Jack Conrad challenged Donovan’s view about the overrepresentation of Jews in the US ruling class, by saying that it may true, but it was also true of the Bolsheviks and Mensheviks. The point is whether this overrepresentation had any relevance in determining what was in the interests of the capitalist class as a whole, which of course it could not. Ian Donovan then accused comrade Conrad of using Stalinist methods to smear him as an anti-Semite. He said it was clear that there were different tendencies in the ruling class, but the relationship with Israel was nevertheless unique. It may be true that Israel is described as an unsinkable aircraft carrier, but the same is true of the UK, but no other ally, even the UK, would be able to have their leader turn up and undermine a sitting president without some kind of nationalist reaction. This had to be explained he said.
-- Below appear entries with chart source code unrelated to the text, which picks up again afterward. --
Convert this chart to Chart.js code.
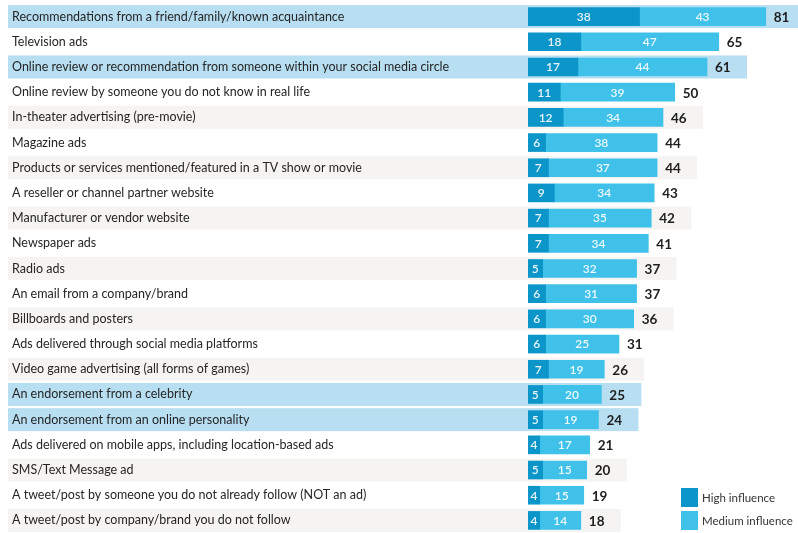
<!DOCTYPE html>
<html>
<head>
<meta charset="utf-8">
<script src="https://cdn.jsdelivr.net/npm/chart.js@4.4.1/dist/chart.umd.min.js"></script>
<style>
  html, body { margin: 0; padding: 0; background: #fff; }
  #wrap { position: relative; width: 798px; height: 533px; }
</style>
</head>
<body>
<div id="wrap"><canvas id="chart"></canvas></div>
<script>
// ================== DATA ==================
const categories = [
  'Recommendations from a friend/family/known acquaintance',
  'Television ads',
  'Online review or recommendation from someone within your social media circle',
  'Online review by someone you do not know in real life',
  'In-theater advertising (pre-movie)',
  'Magazine ads',
  'Products or services mentioned/featured in a TV show or movie',
  'A reseller or channel partner website',
  'Manufacturer or vendor website',
  'Newspaper ads',
  'Radio ads',
  'An email from a company/brand',
  'Billboards and posters',
  'Ads delivered through social media platforms',
  'Video game advertising (all forms of games)',
  'An endorsement from a celebrity',
  'An endorsement from an online personality',
  'Ads delivered on mobile apps, including location-based ads',
  'SMS/Text Message ad',
  'A tweet/post by someone you do not already follow (NOT an ad)',
  'A tweet/post by company/brand you do not follow'
];
const highInfluence   = [38, 18, 17, 11, 12, 6, 7, 9, 7, 7, 5, 6, 6, 6, 7, 5, 5, 4, 5, 4, 4];
const mediumInfluence = [43, 47, 44, 39, 34, 38, 37, 34, 35, 34, 32, 31, 30, 25, 19, 20, 19, 17, 15, 15, 14];
const totals          = [81, 65, 61, 50, 46, 44, 44, 43, 42, 41, 37, 37, 36, 31, 26, 25, 24, 21, 20, 19, 18];
const highlighted     = [0, 2, 15, 16];

const DARK = '#0b95c9', LIGHT = '#3fc1e9';
const FONT = 'Lato, "Open Sans", sans-serif';

// ================== PLUGINS ==================
// row bands go under the axis labels, so paint them before anything else
const rowBands = {
  id: 'rowBands',
  beforeDraw(chart) {
    const { ctx, scales: { x, y } } = chart;
    ctx.save();
    categories.forEach((c, i) => {
      const hl = highlighted.includes(i);
      if (!hl && i % 2 !== 0) return;
      const cy = y.getPixelForValue(i);
      const right = Math.min(chart.width, x.getPixelForValue(totals[i]) + 40);
      ctx.fillStyle = hl ? '#b7def1' : '#f5f4f2';
      ctx.fillRect(8, cy - 11.5, right - 8, 23);
    });
    ctx.restore();
  }
};

const valueLabels = {
  id: 'valueLabels',
  afterDatasetsDraw(chart) {
    const { ctx, scales: { x, y } } = chart;
    ctx.save();
    ctx.textBaseline = 'middle';
    chart.data.datasets.forEach((ds, di) => {
      chart.getDatasetMeta(di).data.forEach((bar, i) => {
        const cx = (bar.x + bar.base) / 2;
        ctx.fillStyle = 'rgba(255,255,255,0.9)';
        ctx.font = '600 12px ' + FONT;
        ctx.textAlign = 'center';
        ctx.fillText(ds.data[i], cx, bar.y + 0.5);
      });
    });
    ctx.fillStyle = '#1e1e1e';
    ctx.font = 'bold 13.5px ' + FONT;
    ctx.textAlign = 'left';
    totals.forEach((t, i) => {
      ctx.fillText(t, x.getPixelForValue(t) + 8, y.getPixelForValue(i) + 1);
    });
    ctx.restore();
  }
};

const sideLegend = {
  id: 'sideLegend',
  afterDraw(chart) {
    const { ctx } = chart;
    ctx.save();
    ctx.textBaseline = 'middle';
    ctx.textAlign = 'left';
    ctx.font = '11.5px ' + FONT;
    chart.data.datasets.forEach((ds, i) => {
      const top = 488 + i * 23;
      ctx.fillStyle = ds.backgroundColor;
      ctx.fillRect(681, top, 17, 19);
      ctx.fillStyle = '#333';
      ctx.fillText(ds.label, 702, top + 10);
    });
    ctx.restore();
  }
};

// ================== CHART ==================
new Chart(document.getElementById('chart'), {
  type: 'bar',
  data: {
    labels: categories,
    datasets: [
      { label: 'High influence', data: highInfluence, backgroundColor: DARK, barThickness: 18 },
      { label: 'Medium influence', data: mediumInfluence, backgroundColor: LIGHT, barThickness: 18 }
    ]
  },
  options: {
    indexAxis: 'y',
    responsive: true,
    maintainAspectRatio: false,
    animation: false,
    layout: { padding: { left: 12, right: 0, top: 4, bottom: 0 } },
    plugins: { legend: { display: false }, tooltip: { enabled: false } },
    scales: {
      x: { stacked: true, display: false, min: 0, max: 92 },
      y: {
        stacked: true,
        grid: { display: false },
        border: { display: false },
        afterFit(s) { s.width = 516; s.paddingTop = 0; s.paddingBottom = 0; },
        ticks: {
          crossAlign: 'far',
          padding: 0,
          color: '#262626',
          font: { family: FONT, size: 12.5 },
          autoSkip: false
        }
      }
    }
  },
  plugins: [rowBands, valueLabels, sideLegend]
});
</script>
</body>
</html>
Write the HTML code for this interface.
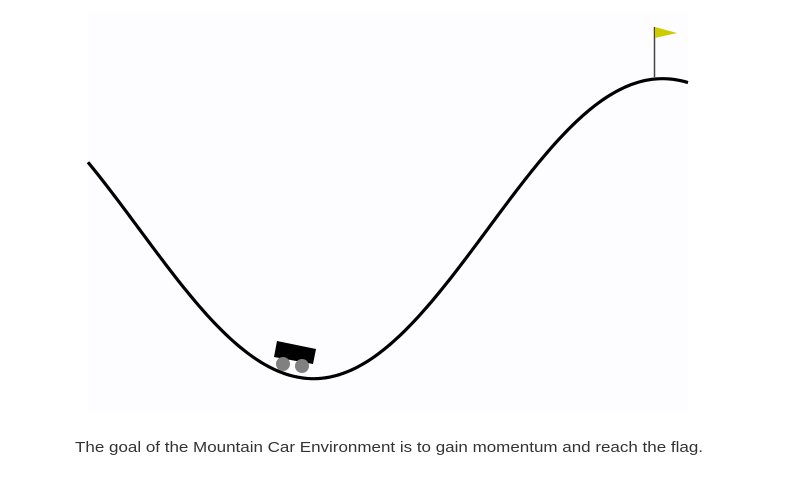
<!DOCTYPE html>
<html><head><meta charset="utf-8"><style>
html,body{margin:0;padding:0;background:#fff;width:793px;height:500px;overflow:hidden}
</style></head><body>
<svg width="793" height="500" viewBox="0 0 793 500" xmlns="http://www.w3.org/2000/svg">
<rect x="88" y="12" width="600" height="400" fill="#fdfcfe"/>
<path id="curve" d="" fill="none" stroke="#000" stroke-width="3.2" stroke-linejoin="round"/>
<polygon points="277,341 316,349 313,364 274,357" fill="#000"/>
<circle cx="283" cy="364" r="7" fill="#808080"/>
<circle cx="302" cy="366" r="7" fill="#808080"/>
<line x1="654.5" y1="27" x2="654.5" y2="77" stroke="#444" stroke-width="1.5"/>
<polygon points="655,27 655,38 677,33" fill="#cccc00"/>
<text x="75" y="452" font-family="Liberation Sans, sans-serif" font-size="14.5" fill="#333" textLength="628" lengthAdjust="spacingAndGlyphs">The goal of the Mountain Car Environment is to gain momentum and reach the flag.</text>
</svg>
<script>
var d="",s=600/1.8;
for(var i=0;i<=200;i++){var x=-1.2+1.8*i/200;var h=Math.sin(3*x)*0.45+0.55;
var px=88+(x+1.2)*s, py=12+400-h*s; d+=(i?"L":"M")+px.toFixed(2)+","+py.toFixed(2);}
document.getElementById("curve").setAttribute("d",d);
</script>
</body></html>
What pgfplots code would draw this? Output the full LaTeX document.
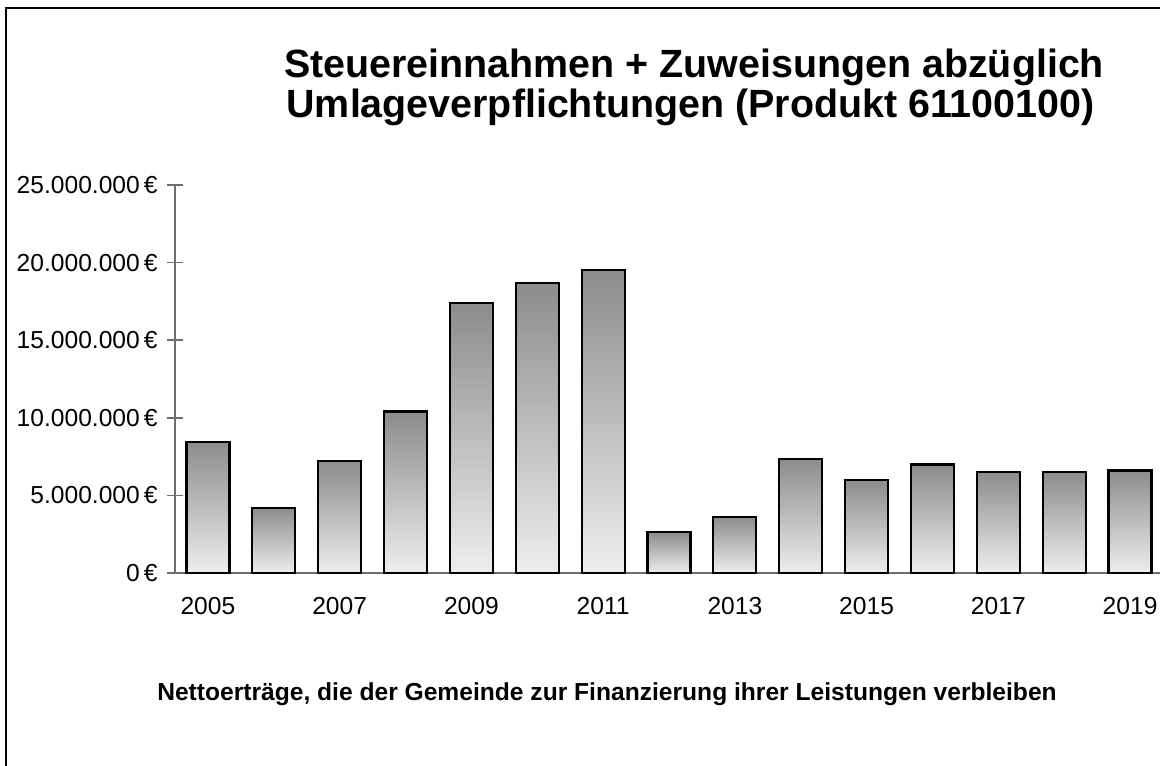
\documentclass[border=0pt]{standalone}
\usepackage{pgfplots}
\pgfplotsset{compat=1.18}
\usepackage{fontspec}
\setmainfont{Liberation Sans}
\definecolor{axisgray}{HTML}{6E6E6E}
\definecolor{bartop}{HTML}{8C8C8C}
\definecolor{barbot}{HTML}{EEEEEE}
\pgfplotsset{barsty/.style={ybar, bar width=21.5pt, draw=black, line width=1.1pt, top color=bartop, bottom color=barbot}}
\begin{document}
\begin{tikzpicture}
\path[use as bounding box] (0pt,0pt) rectangle (580pt,-382.5pt);
\draw[line width=1.2pt] (3pt,-4pt) rectangle (600pt,-400pt);
\node[anchor=base,font=\bfseries\fontsize{19.7}{24}\selectfont] at (347pt,-39pt) {Steuereinnahmen + Zuweisungen abzüglich};
\node[anchor=base,font=\bfseries\fontsize{19.7}{24}\selectfont] at (345.25pt,-59pt) {Umlageverpflichtungen (Produkt 61100100)};
\node[anchor=base,font=\bfseries\fontsize{12.3}{14}\selectfont] at (303.5pt,-350pt) {Nettoerträge, die der Gemeinde zur Finanzierung ihrer Leistungen verbleiben};
\begin{axis}[
  at={(87.5pt,-286.5pt)}, anchor=south west,
  scale only axis, width=494pt, height=194pt,
  xmin=2004.5, xmax=2019.5, ymin=0, ymax=25000000,
  scaled y ticks=false,
  axis lines*=left,
  axis line style={draw=axisgray, line width=0.8pt},
  clip=false,
  tick align=center,
  major tick length=8pt,
  minor tick length=6.5pt,
  tick style={draw=axisgray, line width=0.8pt},
  xtick={2005,2007,2009,2011,2013,2015,2017,2019},
  xticklabels={2005,2007,2009,2011,2013,2015,2017,2019},
  xtick style={draw=none},
  minor xtick={2004.5,2005.5,2006.5,2007.5,2008.5,2009.5,2010.5,2011.5,2012.5,2013.5,2014.5,2015.5,2016.5,2017.5,2018.5,2019.5},
  minor tick style={draw=axisgray, line width=0.8pt},
  ytick={0,5000000,10000000,15000000,20000000,25000000},
  yticklabels={0\,€,5.000.000\,€,10.000.000\,€,15.000.000\,€,20.000.000\,€,25.000.000\,€},
  ticklabel style={font=\fontsize{12.3}{14}\selectfont, text=black},
  yticklabel style={anchor=east, inner sep=0pt, xshift=-4.5pt},
  xticklabel style={anchor=north, inner sep=0pt, yshift=-8pt},
]
\addplot[barsty] coordinates {(2005,8450000)};
\addplot[barsty] coordinates {(2006,4190000)};
\addplot[barsty] coordinates {(2007,7230000)};
\addplot[barsty] coordinates {(2008,10410000)};
\addplot[barsty] coordinates {(2009,17380000)};
\addplot[barsty] coordinates {(2010,18670000)};
\addplot[barsty] coordinates {(2011,19510000)};
\addplot[barsty] coordinates {(2012,2620000)};
\addplot[barsty] coordinates {(2013,3610000)};
\addplot[barsty] coordinates {(2014,7350000)};
\addplot[barsty] coordinates {(2015,5970000)};
\addplot[barsty] coordinates {(2016,6990000)};
\addplot[barsty] coordinates {(2017,6510000)};
\addplot[barsty] coordinates {(2018,6510000)};
\addplot[barsty] coordinates {(2019,6600000)};
\end{axis}
\end{tikzpicture}
\end{document}
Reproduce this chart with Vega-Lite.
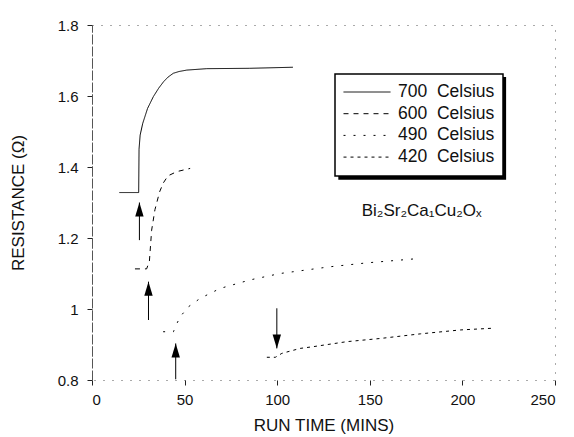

Lucy Parker of Platypus said she did not agree with Ian Donovan’s line of reasoning, which seemed to place the blame for imperialist reaction on a particular people/religion. But Gerry Downing of Socialist Fight defended Ian Donovan, saying there were serious questions to be answered around the Zionist lobby and that it would not do to dismiss attempts to analyse it as anti-Semitic. He also defended the idea of an anti-imperialist united front, stating that because Russia and China are not really imperialist powers like the west the left still had a responsibility to defend them.

In his summing up, comrade Machover took Donovan to task over what he called “factual inexactitudes” relating to what Moshé has said in the past. He had never denied Jewish overrepresentation in the US ruling class, but he disagreed with Donovan’s stereotypical conclusions. He said it was not true that the left was overcome with “guilt about the holocaust” - except, that is, for one particular organisation in Britain perhaps: the Alliance for Workers’ Liberty. He reiterated that “unwarranted influence” on US policy, to use the formulation of Eisenhower, came not from Jewish capitalists, but from the military-industrial complex. He added that the simplistic approach of Gerry Downing in relation to imperialism needed to be seriously reassessed.

Overall, despite the disappointing attendance, with many Hopi supporters unable to attend, the day school saw a series of fascinating debates, which helped deepen the understanding of those present of the complexities of the Middle East.